= Objective =
Start with the line that contains "Output the Python" and end with the line that contains "from matplotlib.transforms import"; retype those lines and the ones between them exactly, without any pictures.

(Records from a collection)
------------------------------------------------
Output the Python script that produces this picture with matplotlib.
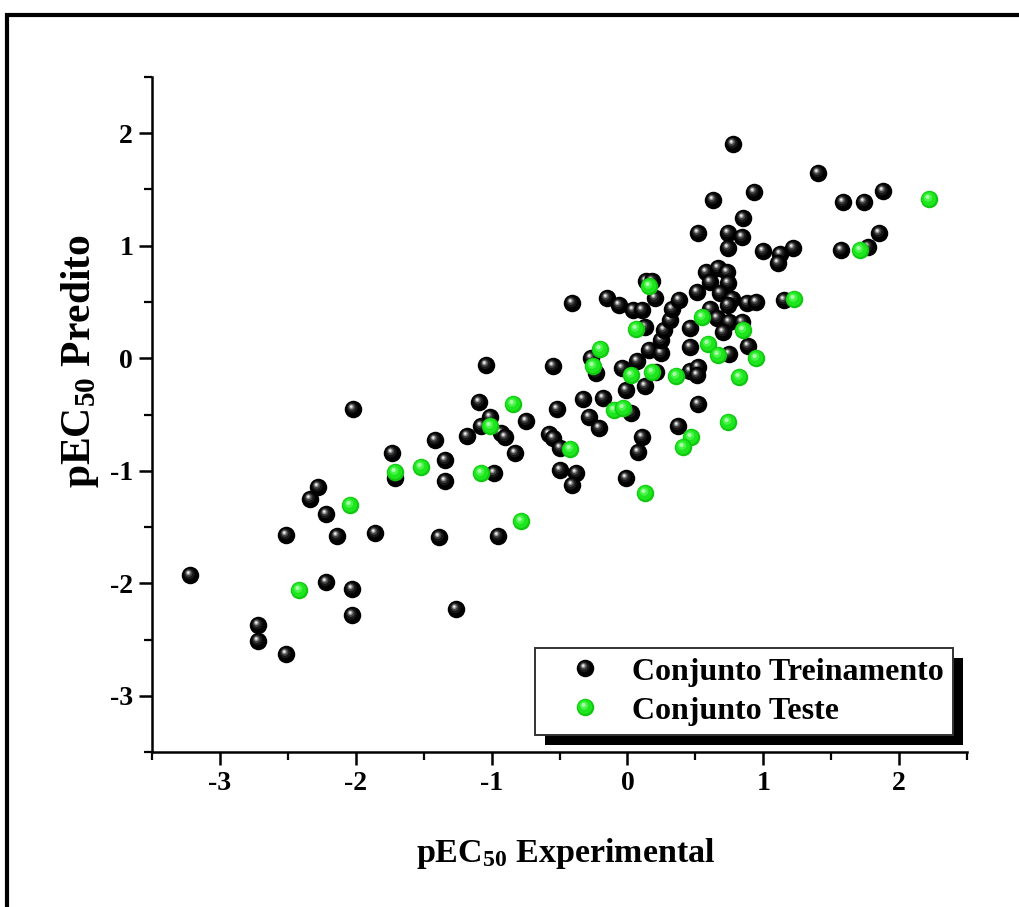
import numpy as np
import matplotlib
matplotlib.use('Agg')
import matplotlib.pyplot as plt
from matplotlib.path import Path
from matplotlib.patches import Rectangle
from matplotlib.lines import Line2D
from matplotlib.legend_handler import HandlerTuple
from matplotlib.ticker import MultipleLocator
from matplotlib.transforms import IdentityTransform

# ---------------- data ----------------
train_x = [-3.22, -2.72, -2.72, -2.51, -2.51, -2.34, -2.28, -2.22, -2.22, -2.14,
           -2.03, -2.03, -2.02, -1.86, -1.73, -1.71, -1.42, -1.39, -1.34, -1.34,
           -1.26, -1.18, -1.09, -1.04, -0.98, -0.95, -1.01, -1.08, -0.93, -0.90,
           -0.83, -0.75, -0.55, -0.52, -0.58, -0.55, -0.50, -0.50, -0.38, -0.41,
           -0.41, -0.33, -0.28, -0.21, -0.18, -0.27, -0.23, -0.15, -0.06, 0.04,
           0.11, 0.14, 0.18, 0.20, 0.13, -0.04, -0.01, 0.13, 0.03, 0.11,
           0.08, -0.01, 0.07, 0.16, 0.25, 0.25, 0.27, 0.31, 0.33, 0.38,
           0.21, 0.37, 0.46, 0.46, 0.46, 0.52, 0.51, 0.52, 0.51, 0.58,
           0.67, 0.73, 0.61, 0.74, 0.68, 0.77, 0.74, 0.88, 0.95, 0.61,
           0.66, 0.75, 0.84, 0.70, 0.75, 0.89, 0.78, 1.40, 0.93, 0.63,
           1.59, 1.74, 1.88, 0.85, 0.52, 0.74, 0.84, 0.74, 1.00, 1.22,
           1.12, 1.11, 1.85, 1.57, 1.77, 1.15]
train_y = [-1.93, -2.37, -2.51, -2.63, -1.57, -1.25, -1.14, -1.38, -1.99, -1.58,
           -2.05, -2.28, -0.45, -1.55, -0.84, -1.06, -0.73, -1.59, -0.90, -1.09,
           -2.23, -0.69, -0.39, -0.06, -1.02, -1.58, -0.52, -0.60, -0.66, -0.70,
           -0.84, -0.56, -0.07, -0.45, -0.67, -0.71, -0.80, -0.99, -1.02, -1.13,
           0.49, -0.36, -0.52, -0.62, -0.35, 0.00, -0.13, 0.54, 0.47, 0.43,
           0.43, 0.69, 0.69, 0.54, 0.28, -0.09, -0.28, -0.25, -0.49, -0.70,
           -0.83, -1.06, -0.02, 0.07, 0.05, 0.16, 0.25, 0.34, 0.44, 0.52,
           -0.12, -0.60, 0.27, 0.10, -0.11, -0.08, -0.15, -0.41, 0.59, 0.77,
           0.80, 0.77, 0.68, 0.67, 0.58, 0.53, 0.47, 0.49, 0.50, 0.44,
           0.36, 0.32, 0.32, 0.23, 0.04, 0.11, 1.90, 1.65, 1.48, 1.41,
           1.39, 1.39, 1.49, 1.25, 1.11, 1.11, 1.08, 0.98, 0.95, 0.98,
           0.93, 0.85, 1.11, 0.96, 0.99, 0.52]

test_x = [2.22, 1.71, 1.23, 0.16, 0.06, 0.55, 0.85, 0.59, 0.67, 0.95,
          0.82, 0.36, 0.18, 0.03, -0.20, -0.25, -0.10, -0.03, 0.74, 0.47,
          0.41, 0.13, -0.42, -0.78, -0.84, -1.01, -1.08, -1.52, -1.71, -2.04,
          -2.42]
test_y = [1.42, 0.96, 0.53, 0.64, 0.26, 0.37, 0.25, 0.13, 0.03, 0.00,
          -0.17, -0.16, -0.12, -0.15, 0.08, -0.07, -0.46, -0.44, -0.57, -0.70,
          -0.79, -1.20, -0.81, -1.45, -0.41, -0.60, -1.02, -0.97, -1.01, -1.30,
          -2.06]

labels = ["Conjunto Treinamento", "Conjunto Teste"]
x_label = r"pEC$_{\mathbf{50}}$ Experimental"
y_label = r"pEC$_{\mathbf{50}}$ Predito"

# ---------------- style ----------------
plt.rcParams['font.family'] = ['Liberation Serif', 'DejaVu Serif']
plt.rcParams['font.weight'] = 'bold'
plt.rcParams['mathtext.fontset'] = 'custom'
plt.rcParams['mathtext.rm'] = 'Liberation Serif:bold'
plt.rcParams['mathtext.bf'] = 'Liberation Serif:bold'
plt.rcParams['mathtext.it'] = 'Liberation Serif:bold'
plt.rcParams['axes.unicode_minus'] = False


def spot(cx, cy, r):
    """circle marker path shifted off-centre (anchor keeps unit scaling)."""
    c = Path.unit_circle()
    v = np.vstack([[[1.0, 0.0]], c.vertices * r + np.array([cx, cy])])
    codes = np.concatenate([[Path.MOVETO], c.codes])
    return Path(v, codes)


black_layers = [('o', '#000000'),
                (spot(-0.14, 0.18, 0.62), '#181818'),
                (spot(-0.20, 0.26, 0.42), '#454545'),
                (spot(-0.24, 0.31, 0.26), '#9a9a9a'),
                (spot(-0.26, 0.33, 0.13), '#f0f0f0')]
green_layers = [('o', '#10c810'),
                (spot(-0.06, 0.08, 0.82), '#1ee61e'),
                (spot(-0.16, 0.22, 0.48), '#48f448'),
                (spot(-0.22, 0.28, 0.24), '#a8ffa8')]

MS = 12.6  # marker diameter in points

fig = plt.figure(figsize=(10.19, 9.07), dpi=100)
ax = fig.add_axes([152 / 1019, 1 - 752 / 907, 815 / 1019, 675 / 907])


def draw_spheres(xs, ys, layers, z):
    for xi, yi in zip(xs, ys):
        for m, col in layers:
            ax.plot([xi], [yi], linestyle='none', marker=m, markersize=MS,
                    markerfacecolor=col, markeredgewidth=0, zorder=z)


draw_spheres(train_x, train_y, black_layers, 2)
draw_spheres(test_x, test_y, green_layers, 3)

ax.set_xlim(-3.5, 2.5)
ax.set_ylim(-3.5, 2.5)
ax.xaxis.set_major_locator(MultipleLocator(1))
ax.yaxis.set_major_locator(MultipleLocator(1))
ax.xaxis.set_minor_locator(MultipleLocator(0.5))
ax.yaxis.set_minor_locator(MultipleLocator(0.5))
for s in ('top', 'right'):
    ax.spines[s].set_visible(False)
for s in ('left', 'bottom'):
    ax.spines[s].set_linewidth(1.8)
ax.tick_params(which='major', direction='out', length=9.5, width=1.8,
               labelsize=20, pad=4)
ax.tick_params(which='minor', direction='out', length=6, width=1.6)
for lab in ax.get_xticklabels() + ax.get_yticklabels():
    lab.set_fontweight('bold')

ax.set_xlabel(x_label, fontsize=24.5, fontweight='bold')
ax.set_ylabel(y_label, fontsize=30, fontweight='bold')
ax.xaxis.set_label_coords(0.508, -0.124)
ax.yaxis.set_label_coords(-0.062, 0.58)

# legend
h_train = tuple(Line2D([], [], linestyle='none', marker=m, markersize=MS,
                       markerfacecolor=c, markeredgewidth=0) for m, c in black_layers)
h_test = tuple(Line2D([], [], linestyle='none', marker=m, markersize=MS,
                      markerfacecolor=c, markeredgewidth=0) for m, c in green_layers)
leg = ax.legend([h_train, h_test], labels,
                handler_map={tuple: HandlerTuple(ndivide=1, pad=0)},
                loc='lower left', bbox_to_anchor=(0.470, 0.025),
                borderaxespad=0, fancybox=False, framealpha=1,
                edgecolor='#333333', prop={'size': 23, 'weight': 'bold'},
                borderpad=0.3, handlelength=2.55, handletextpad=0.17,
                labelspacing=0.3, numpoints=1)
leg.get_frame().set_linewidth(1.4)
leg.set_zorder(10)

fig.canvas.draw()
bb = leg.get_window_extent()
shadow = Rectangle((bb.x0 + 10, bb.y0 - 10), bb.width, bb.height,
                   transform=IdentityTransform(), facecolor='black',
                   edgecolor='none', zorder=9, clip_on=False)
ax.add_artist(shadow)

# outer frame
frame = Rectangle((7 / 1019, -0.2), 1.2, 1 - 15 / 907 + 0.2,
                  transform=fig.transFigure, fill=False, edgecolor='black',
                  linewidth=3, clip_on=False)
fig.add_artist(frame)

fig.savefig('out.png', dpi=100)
------------------------------------------------
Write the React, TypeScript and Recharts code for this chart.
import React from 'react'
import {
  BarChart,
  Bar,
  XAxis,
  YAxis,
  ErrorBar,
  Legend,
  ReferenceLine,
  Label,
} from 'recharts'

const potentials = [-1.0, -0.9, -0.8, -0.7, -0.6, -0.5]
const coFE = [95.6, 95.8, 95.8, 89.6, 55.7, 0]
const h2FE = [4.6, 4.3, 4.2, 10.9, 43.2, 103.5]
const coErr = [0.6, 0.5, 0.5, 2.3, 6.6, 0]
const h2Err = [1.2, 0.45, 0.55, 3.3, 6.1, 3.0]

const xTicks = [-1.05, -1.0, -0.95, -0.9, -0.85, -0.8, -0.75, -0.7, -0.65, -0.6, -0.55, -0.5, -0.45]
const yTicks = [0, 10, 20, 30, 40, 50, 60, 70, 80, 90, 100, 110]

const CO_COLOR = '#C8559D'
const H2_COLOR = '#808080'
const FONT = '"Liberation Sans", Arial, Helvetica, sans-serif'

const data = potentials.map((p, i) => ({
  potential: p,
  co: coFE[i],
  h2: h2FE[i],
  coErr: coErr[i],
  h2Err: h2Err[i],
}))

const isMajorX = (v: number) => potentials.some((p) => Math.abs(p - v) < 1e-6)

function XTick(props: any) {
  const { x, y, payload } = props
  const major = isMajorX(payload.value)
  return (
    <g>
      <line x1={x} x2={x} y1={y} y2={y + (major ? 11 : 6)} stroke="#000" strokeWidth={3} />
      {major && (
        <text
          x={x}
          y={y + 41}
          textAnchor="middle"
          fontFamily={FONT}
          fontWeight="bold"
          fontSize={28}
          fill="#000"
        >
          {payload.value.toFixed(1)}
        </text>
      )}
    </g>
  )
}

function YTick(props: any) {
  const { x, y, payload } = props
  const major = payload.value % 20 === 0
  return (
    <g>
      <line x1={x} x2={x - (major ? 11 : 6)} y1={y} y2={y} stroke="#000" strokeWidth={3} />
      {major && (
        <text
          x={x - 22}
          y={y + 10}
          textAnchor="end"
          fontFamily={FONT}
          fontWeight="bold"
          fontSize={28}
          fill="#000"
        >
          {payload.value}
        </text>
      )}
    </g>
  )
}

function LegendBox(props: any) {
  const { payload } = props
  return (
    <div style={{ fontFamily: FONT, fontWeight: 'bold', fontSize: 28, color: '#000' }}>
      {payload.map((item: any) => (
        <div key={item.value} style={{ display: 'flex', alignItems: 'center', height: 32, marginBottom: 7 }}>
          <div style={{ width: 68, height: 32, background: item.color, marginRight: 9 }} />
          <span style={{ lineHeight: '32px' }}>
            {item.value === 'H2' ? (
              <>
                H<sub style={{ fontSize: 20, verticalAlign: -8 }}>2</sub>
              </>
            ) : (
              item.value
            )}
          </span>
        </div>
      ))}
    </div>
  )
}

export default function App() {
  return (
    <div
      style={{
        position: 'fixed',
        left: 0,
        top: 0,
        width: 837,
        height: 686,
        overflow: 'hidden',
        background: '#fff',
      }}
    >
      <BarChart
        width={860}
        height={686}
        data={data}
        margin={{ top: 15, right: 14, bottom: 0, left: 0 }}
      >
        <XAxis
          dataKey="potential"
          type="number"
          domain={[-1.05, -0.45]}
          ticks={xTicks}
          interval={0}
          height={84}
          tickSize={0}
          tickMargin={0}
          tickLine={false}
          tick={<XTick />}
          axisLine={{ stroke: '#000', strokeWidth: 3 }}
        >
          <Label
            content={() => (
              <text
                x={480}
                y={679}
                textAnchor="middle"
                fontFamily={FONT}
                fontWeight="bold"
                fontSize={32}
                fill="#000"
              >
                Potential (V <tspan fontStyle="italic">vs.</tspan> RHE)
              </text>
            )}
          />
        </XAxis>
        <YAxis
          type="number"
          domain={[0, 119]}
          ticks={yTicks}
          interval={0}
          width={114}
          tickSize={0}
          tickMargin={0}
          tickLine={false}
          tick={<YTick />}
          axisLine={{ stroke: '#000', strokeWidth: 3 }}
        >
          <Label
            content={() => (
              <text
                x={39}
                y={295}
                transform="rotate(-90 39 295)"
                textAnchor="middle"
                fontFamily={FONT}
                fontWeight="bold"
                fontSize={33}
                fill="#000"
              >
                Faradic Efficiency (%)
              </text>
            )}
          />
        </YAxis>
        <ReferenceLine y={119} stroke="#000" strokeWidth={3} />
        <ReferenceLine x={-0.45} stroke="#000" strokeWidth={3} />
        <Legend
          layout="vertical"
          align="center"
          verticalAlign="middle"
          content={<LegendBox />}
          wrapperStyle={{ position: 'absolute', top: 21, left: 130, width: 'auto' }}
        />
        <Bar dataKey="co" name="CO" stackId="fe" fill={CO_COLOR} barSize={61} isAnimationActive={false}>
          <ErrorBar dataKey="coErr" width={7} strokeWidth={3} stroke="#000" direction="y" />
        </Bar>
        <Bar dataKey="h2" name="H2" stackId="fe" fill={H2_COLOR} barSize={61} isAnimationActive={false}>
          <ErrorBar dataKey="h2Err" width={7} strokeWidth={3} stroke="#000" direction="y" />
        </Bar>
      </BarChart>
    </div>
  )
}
------------------------------------------------
= Solution to this exercise =
Output the Python script that produces this picture with matplotlib.
import numpy as np
import matplotlib
matplotlib.use('Agg')
import matplotlib.pyplot as plt
from matplotlib.path import Path
from matplotlib.patches import Rectangle
from matplotlib.lines import Line2D
from matplotlib.legend_handler import HandlerTuple
from matplotlib.ticker import MultipleLocator
from matplotlib.transforms import IdentityTransform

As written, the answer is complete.